On Thursday, he defeated Rep. Jim Costa, his only rival for the post, by a 144-83 vote.
Capitol Hill staffers, speaking on background, said Scott, who represents parts of metro Atlanta, is something of a departure from past chairs, who typically hail from rural areas, but they said it signals a renewed emphasis on issues related to the federal school lunch and food stamp programs.
Scott hinted at as much in his candidacy letter.
“While millions of Americans are one financial setback … away from food insecurity it is the duty of Congress to set forth programs that provide a safety net for our most vulnerable citizens,” he wrote.
After the votes were counted Thursday, Scott said he owed his election “to a diverse coalition of members from across our nation.”
He also vowed to “use this critical opportunity to represent the values of our entire caucus and advance our priorities for trade, disaster aid, climate change, sustainable agriculture, SNAP, crop insurance, small family farms, specialty crops, and rural broadband.
“The fault lines dividing our rural and urban communities are running deep, and climate change is now threatening our nation’s food supply. As Chairman, I will lead the fight to rise up and meet these challenges,” he said.
Among those congratulating Scott on his election was Rep. Tom O’Halleran, of Arizona, the ch-chair for policy of the Blue Dog Coalition of House Democrats.
Scott is a member of the Blue Dogs.
“A longtime member of the Blue Dog Coalition, Rep.
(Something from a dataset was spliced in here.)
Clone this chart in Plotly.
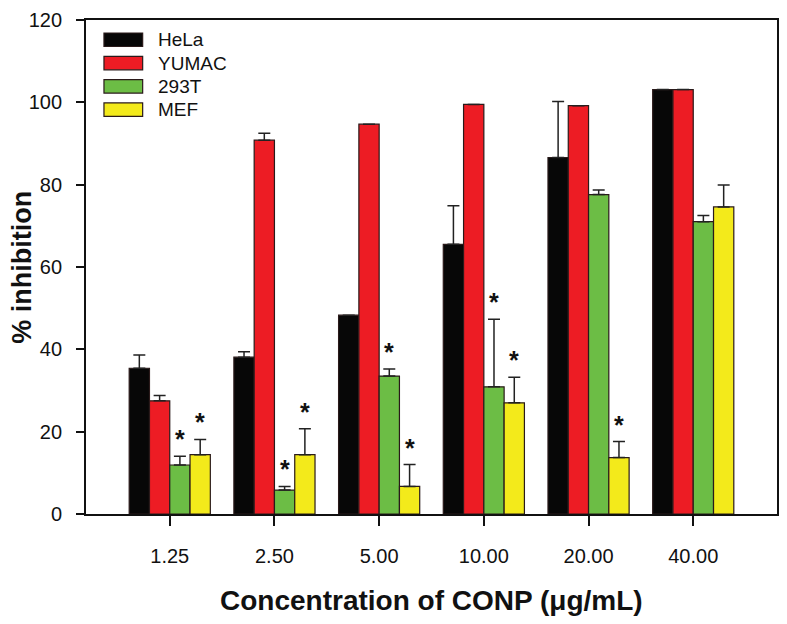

Scott knows that in order for the next economic recovery to be successful, it must run through our rural communities,” O’Halleran said, adding “A strong rural economy means a strong American economy.
“Rural Americans are proud of their tight-knit communities, their hard work, and their way of life. They provide us with the material to make the clothes on our backs and produce the food that’s on our tables,” he continued. “They’re looking for a level playing field—a fair shot to work their way up the ladder, create prosperity in their communities, and participate in the country’s economic growth. Rural America has a champion in Rep. Scott, who has a deep understanding of what it takes to strengthen our rural communities, and we look forward to working with him to make that happen.”